● **Exercise requirements**
Extract only the lines from the start of the entries below to the line with "0.5, 0.3, 0.3]", inclusive; omit every picture.

[Plotting code records]
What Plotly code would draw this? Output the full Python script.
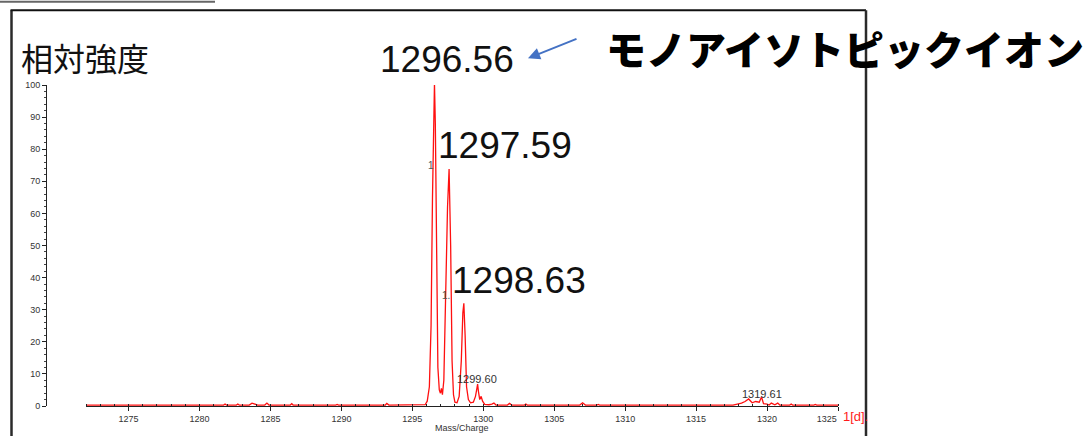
import plotly.graph_objects as go

# ---- data ----
mz = [1272.0, 1281.7, 1281.8, 1281.9, 1282.6, 1282.7, 1282.8, 1283.5, 1283.7, 1283.9, 1284.1,
      1284.6, 1284.75, 1284.9, 1286.4, 1286.5, 1286.6, 1289.6, 1289.7, 1289.8, 1293.1, 1293.2, 1293.35,
      1295.9, 1296.05, 1296.2, 1296.32, 1296.42, 1296.5, 1296.56, 1296.62, 1296.7, 1296.8, 1296.9,
      1296.98, 1297.05, 1297.12, 1297.22, 1297.35, 1297.48, 1297.59, 1297.7, 1297.8, 1297.9, 1298.0,
      1298.15, 1298.3, 1298.45, 1298.56, 1298.63, 1298.72, 1298.82, 1298.95, 1299.1, 1299.3, 1299.45,
      1299.55, 1299.6, 1299.66, 1299.75, 1299.85, 1299.95, 1300.1, 1300.4, 1300.6, 1300.75, 1300.9,
      1301.7, 1301.85, 1302.0, 1302.9, 1303.0, 1303.1, 1306.8, 1307.0, 1307.2, 1308.0, 1308.1, 1308.2,
      1317.6, 1317.9, 1318.2, 1318.45, 1318.7, 1318.95, 1319.2, 1319.45, 1319.61, 1319.75, 1320.0,
      1320.15, 1320.3, 1320.55, 1320.75, 1320.9, 1321.6, 1321.7, 1321.8, 1323.3, 1323.4, 1323.5, 1325.0]
intensity = [0.3, 0.3, 0.6, 0.3, 0.3, 0.6, 0.3, 0.3, 0.9, 0.6, 0.3,
             0.3, 0.9, 0.3, 0.3, 0.7, 0.3, 0.3, 0.5, 0.3, 0.3, 0.8, 0.3,
             0.4, 1.5, 6.0, 25.0, 65.0, 92.0, 100.5, 88.0, 45.0, 12.0, 5.0,
             4.0, 5.5, 3.5, 8.0, 35.0, 62.0, 73.8, 50.0, 14.0, 3.5, 1.2,
             1.0, 3.0, 14.0, 29.0, 32.0, 22.0, 6.0, 2.0, 1.0, 1.2, 3.0,
             5.5, 6.8, 4.5, 2.0, 3.0, 1.5, 0.5, 0.4, 0.6, 0.9, 0.3,
             0.3, 0.8, 0.3, 0.3, 0.6, 0.3, 0.3, 1.0, 0.3, 0.3, 0.5, 0.3,
             0.3, 0.6, 0.9, 1.4, 2.2, 1.0, 1.4, 1.2, 2.8, 0.7, 0.6,
             0.3, 0.9, 0.4, 0.9, 0.3, 0.3, 0.6, 0.3, 0.3, 0.5, 0.3, 0.3]

x_range = [1272, 1325]
y_range = [0, 100]
x_ticks = [1275, 1280, 1285, 1290, 1295, 1300, 1305, 1310, 1315, 1320, 1325]
x_tick_text = ["1275", "1280", "1285", "1290", "1295", "1300", "1305", "1310", "1315", "1320", "1325"]
y_ticks = [0, 10, 20, 30, 40, 50, 60, 70, 80, 90, 100]

peak_labels = ["1296.56", "1297.59", "1298.63"]
small_labels = ["1299.60", "1319.61"]

W, H = 1092, 436
ML, MT, MR, MB = 46, 85, 254, 27
PW = W - ML - MR
PH = H - MT - MB


def px(xp):
    return (xp - ML) / PW


def py(yp):
    return 1 - (yp - MT) / PH


# last tick label sits left of its tick (as in the reference)
tick_text_shown = x_tick_text[:-1] + [x_tick_text[-1] + "\u00a0" * 9]

fig = go.Figure()
fig.add_trace(go.Scatter(x=mz, y=intensity, mode="lines",
                         line=dict(color="#ff1010", width=1.3), hoverinfo="skip",
                         showlegend=False))

fig.update_layout(
    width=W, height=H,
    margin=dict(l=ML, r=MR, t=MT, b=MB),
    paper_bgcolor="white", plot_bgcolor="white",
    font=dict(family="Liberation Sans, Arial", color="#333"),
    xaxis=dict(range=x_range, domain=[px(86), 1], tickvals=x_ticks, ticktext=tick_text_shown,
               ticks="outside", ticklen=4, tickcolor="#222", tickwidth=1,
               showline=True, linecolor="#222", linewidth=1,
               showgrid=False, zeroline=False,
               tickfont=dict(size=9, color="#333"),
               minor=dict(dtick=1, ticks="inside", ticklen=2, tickcolor="#222")),
    yaxis=dict(range=y_range, tickvals=y_ticks, anchor="free", position=0,
               ticks="outside", ticklen=4, tickcolor="#222", tickwidth=1,
               showline=True, linecolor="#222", linewidth=1,
               showgrid=False, zeroline=False,
               tickfont=dict(size=9, color="#333"),
               minor=dict(dtick=2, ticks="outside", ticklen=2, tickcolor="#444")),
)

ann = []
ann.append(dict(text="相対強度", x=px(19), y=py(57), xref="paper", yref="paper",
                xanchor="left", yanchor="middle", showarrow=False,
                font=dict(family="Noto Sans CJK JP", size=32, color="#111")))
big_pos = [(447, 59), (505, 146), (519, 282)]
for lab, (xp, yp) in zip(peak_labels, big_pos):
    ann.append(dict(text=lab, x=px(xp), y=py(yp), xref="paper", yref="paper",
                    xanchor="center", yanchor="middle", showarrow=False,
                    font=dict(family="Liberation Sans", size=37, color="#111")))
small_pos = [(477, 382), (762, 397)]
for lab, (xp, yp) in zip(small_labels, small_pos):
    ann.append(dict(text=lab, x=px(xp), y=py(yp), xref="paper", yref="paper",
                    xanchor="center", yanchor="middle", showarrow=False,
                    font=dict(family="Liberation Sans", size=11, color="#333")))
for lab, (xp, yp) in zip(["1", "1."], [(431, 166), (446, 297)]):
    ann.append(dict(text=lab, x=px(xp), y=py(yp), xref="paper", yref="paper",
                    xanchor="center", yanchor="middle", showarrow=False,
                    font=dict(family="Liberation Sans", size=10, color="#555")))
ann.append(dict(text="モノアイソトピックイオン", x=px(604), y=py(48), xref="paper", yref="paper",
                xanchor="left", yanchor="middle", showarrow=False,
                font=dict(family="Noto Sans CJK JP", size=40, color="#000", weight=900)))
ann.append(dict(text="Mass/Charge", x=px(462), y=py(431), xref="paper", yref="paper",
                xanchor="center", yanchor="middle", showarrow=False,
                font=dict(family="Liberation Sans", size=9, color="#333")))
ann.append(dict(text="1[d].", x=px(841), y=py(420), xref="paper", yref="paper",
                xanchor="left", yanchor="middle", showarrow=False,
                font=dict(family="Liberation Sans", size=13, color="#ff1a1a")))
# blue arrow (tail at upper right, head pointing at the 1296.56 label)
ann.append(dict(text="", x=px(528), y=py(58), ax=50, ay=-20,
                xref="paper", yref="paper", axref="pixel", ayref="pixel",
                showarrow=True, arrowhead=2, arrowsize=1.2, arrowwidth=2, arrowcolor="#4472c4"))
fig.update_layout(annotations=ann)

shapes = [
    # outer frame
    dict(type="line", xref="paper", yref="paper", x0=px(11.5), x1=px(11.5), y0=py(9.5), y1=py(445),
         line=dict(color="#2a2a2a", width=2.5)),
    dict(type="line", xref="paper", yref="paper", x0=px(10.5), x1=px(866), y0=py(9.5), y1=py(9.5),
         line=dict(color="#111", width=2)),
    dict(type="line", xref="paper", yref="paper", x0=px(866), x1=px(866), y0=py(9.5), y1=py(445),
         line=dict(color="#2a2a2a", width=2.5)),
    # top-left grey bar
    dict(type="line", xref="paper", yref="paper", x0=px(-2), x1=px(215), y0=py(1), y1=py(1),
         line=dict(color="#666", width=2)),
]
fig.update_layout(shapes=shapes)

fig.write_html("out.html", config={"displayModeBar": False},
               post_script="document.body.style.margin='0px';document.body.style.overflow='hidden';")
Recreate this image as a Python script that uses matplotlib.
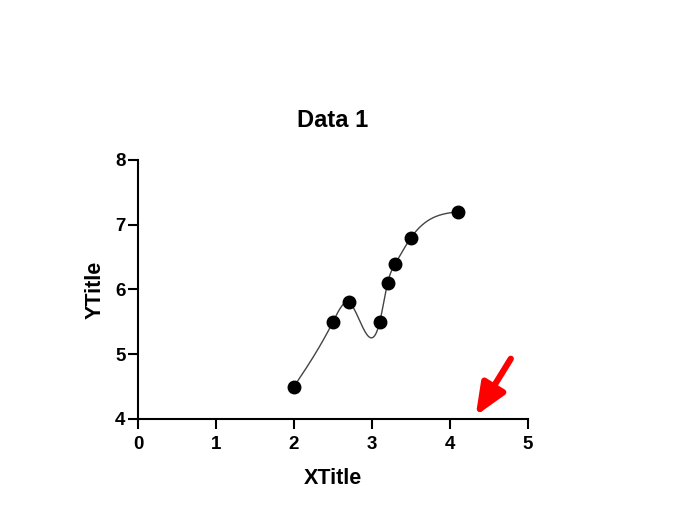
import numpy as np
import matplotlib
matplotlib.use("Agg")
import matplotlib.pyplot as plt

plt.rcParams['font.family'] = ['Liberation Sans', 'DejaVu Sans']

# data
x_vals = [2.0, 2.5, 2.7, 3.1, 3.2, 3.3, 3.5, 4.1]
y_vals = [4.5, 5.5, 5.8, 5.5, 6.1, 6.4, 6.8, 7.2]
x_ticks = [0, 1, 2, 3, 4, 5]
y_ticks = [4, 5, 6, 7, 8]
title = "Data 1"
x_title = "XTitle"
y_title = "YTitle"
arrow_tail = (4.78, 4.93)
arrow_head = (4.33, 4.05)


def natural_spline(x, y, n=400):
    # plain natural cubic spline through the points
    x = np.asarray(x, float)
    y = np.asarray(y, float)
    k = len(x)
    h = np.diff(x)
    A = np.zeros((k, k))
    b = np.zeros(k)
    A[0, 0] = A[-1, -1] = 1
    for i in range(1, k - 1):
        A[i, i - 1] = h[i - 1]
        A[i, i] = 2 * (h[i - 1] + h[i])
        A[i, i + 1] = h[i]
        b[i] = 6 * ((y[i + 1] - y[i]) / h[i] - (y[i] - y[i - 1]) / h[i - 1])
    M = np.linalg.solve(A, b)
    xs = np.linspace(x[0], x[-1], n)
    idx = np.clip(np.searchsorted(x, xs) - 1, 0, k - 2)
    x0, x1 = x[idx], x[idx + 1]
    hh = x1 - x0
    t0 = x1 - xs
    t1 = xs - x0
    ys = (M[idx] * t0**3 + M[idx + 1] * t1**3) / (6 * hh) \
        + (y[idx] / hh - M[idx] * hh / 6) * t0 \
        + (y[idx + 1] / hh - M[idx + 1] * hh / 6) * t1
    return xs, ys


fig = plt.figure(figsize=(6.8, 5.21), dpi=100)
ax = fig.add_axes([0.2029, 0.1958, 0.5735, 0.4971])

sx, sy = natural_spline(x_vals, y_vals)
ax.plot(sx, sy, color='#444444', lw=1.0, zorder=2)
ax.plot(x_vals, y_vals, 'o', color='black', markersize=9, zorder=3)

ax.set_xlim(0, 5)
ax.set_ylim(4, 8)
ax.set_xticks(x_ticks)
ax.set_yticks(y_ticks)
for s in ['top', 'right']:
    ax.spines[s].set_visible(False)
for s in ['left', 'bottom']:
    ax.spines[s].set_linewidth(1.5)
ax.tick_params(width=1.5, length=7, labelsize=13.5)
ax.tick_params(axis='x', pad=5)
ax.tick_params(axis='y', pad=2)
for lab in ax.get_xticklabels() + ax.get_yticklabels():
    lab.set_fontweight('bold')

ax.set_xlabel(x_title, fontsize=15.5, fontweight='bold', labelpad=11)
ax.set_ylabel(y_title, fontsize=15.5, fontweight='bold', labelpad=7)
ax.set_title(title, fontsize=17, fontweight='bold', pad=24)

ax.annotate('', xy=arrow_head, xytext=arrow_tail,
            arrowprops=dict(arrowstyle='-|>,head_length=1.9,head_width=0.8',
                            color='red', lw=4.5, shrinkA=0, shrinkB=0),
            annotation_clip=False)

fig.savefig('out.png', dpi=100)
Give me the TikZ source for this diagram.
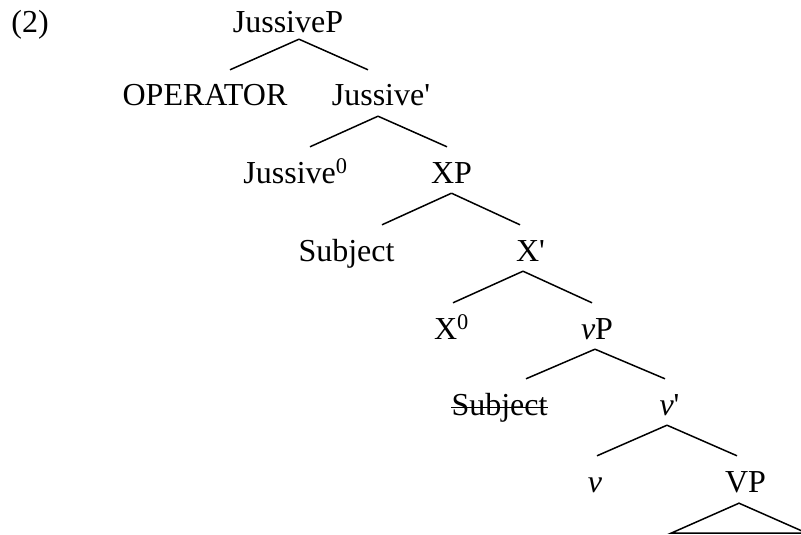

● **Written solution**
What Plotly code would draw this? Output the full Python script.
import plotly.graph_objects as go

# ---- data ----
mz = [1272.0, 1281.7, 1281.8, 1281.9, 1282.6, 1282.7, 1282.8, 1283.5, 1283.7, 1283.9, 1284.1,
      1284.6, 1284.75, 1284.9, 1286.4, 1286.5, 1286.6, 1289.6, 1289.7, 1289.8, 1293.1, 1293.2, 1293.35,
      1295.9, 1296.05, 1296.2, 1296.32, 1296.42, 1296.5, 1296.56, 1296.62, 1296.7, 1296.8, 1296.9,
      1296.98, 1297.05, 1297.12, 1297.22, 1297.35, 1297.48, 1297.59, 1297.7, 1297.8, 1297.9, 1298.0,
      1298.15, 1298.3, 1298.45, 1298.56, 1298.63, 1298.72, 1298.82, 1298.95, 1299.1, 1299.3, 1299.45,
      1299.55, 1299.6, 1299.66, 1299.75, 1299.85, 1299.95, 1300.1, 1300.4, 1300.6, 1300.75, 1300.9,
      1301.7, 1301.85, 1302.0, 1302.9, 1303.0, 1303.1, 1306.8, 1307.0, 1307.2, 1308.0, 1308.1, 1308.2,
      1317.6, 1317.9, 1318.2, 1318.45, 1318.7, 1318.95, 1319.2, 1319.45, 1319.61, 1319.75, 1320.0,
      1320.15, 1320.3, 1320.55, 1320.75, 1320.9, 1321.6, 1321.7, 1321.8, 1323.3, 1323.4, 1323.5, 1325.0]
intensity = [0.3, 0.3, 0.6, 0.3, 0.3, 0.6, 0.3, 0.3, 0.9, 0.6, 0.3,
             0.3, 0.9, 0.3, 0.3, 0.7, 0.3, 0.3, 0.5, 0.3, 0.3, 0.8, 0.3,
             0.4, 1.5, 6.0, 25.0, 65.0, 92.0, 100.5, 88.0, 45.0, 12.0, 5.0,
             4.0, 5.5, 3.5, 8.0, 35.0, 62.0, 73.8, 50.0, 14.0, 3.5, 1.2,
             1.0, 3.0, 14.0, 29.0, 32.0, 22.0, 6.0, 2.0, 1.0, 1.2, 3.0,
             5.5, 6.8, 4.5, 2.0, 3.0, 1.5, 0.5, 0.4, 0.6, 0.9, 0.3,
             0.3, 0.8, 0.3, 0.3, 0.6, 0.3, 0.3, 1.0, 0.3, 0.3, 0.5, 0.3,
             0.3, 0.6, 0.9, 1.4, 2.2, 1.0, 1.4, 1.2, 2.8, 0.7, 0.6,
             0.3, 0.9, 0.4, 0.9, 0.3, 0.3, 0.6, 0.3, 0.3, 0.5, 0.3, 0.3]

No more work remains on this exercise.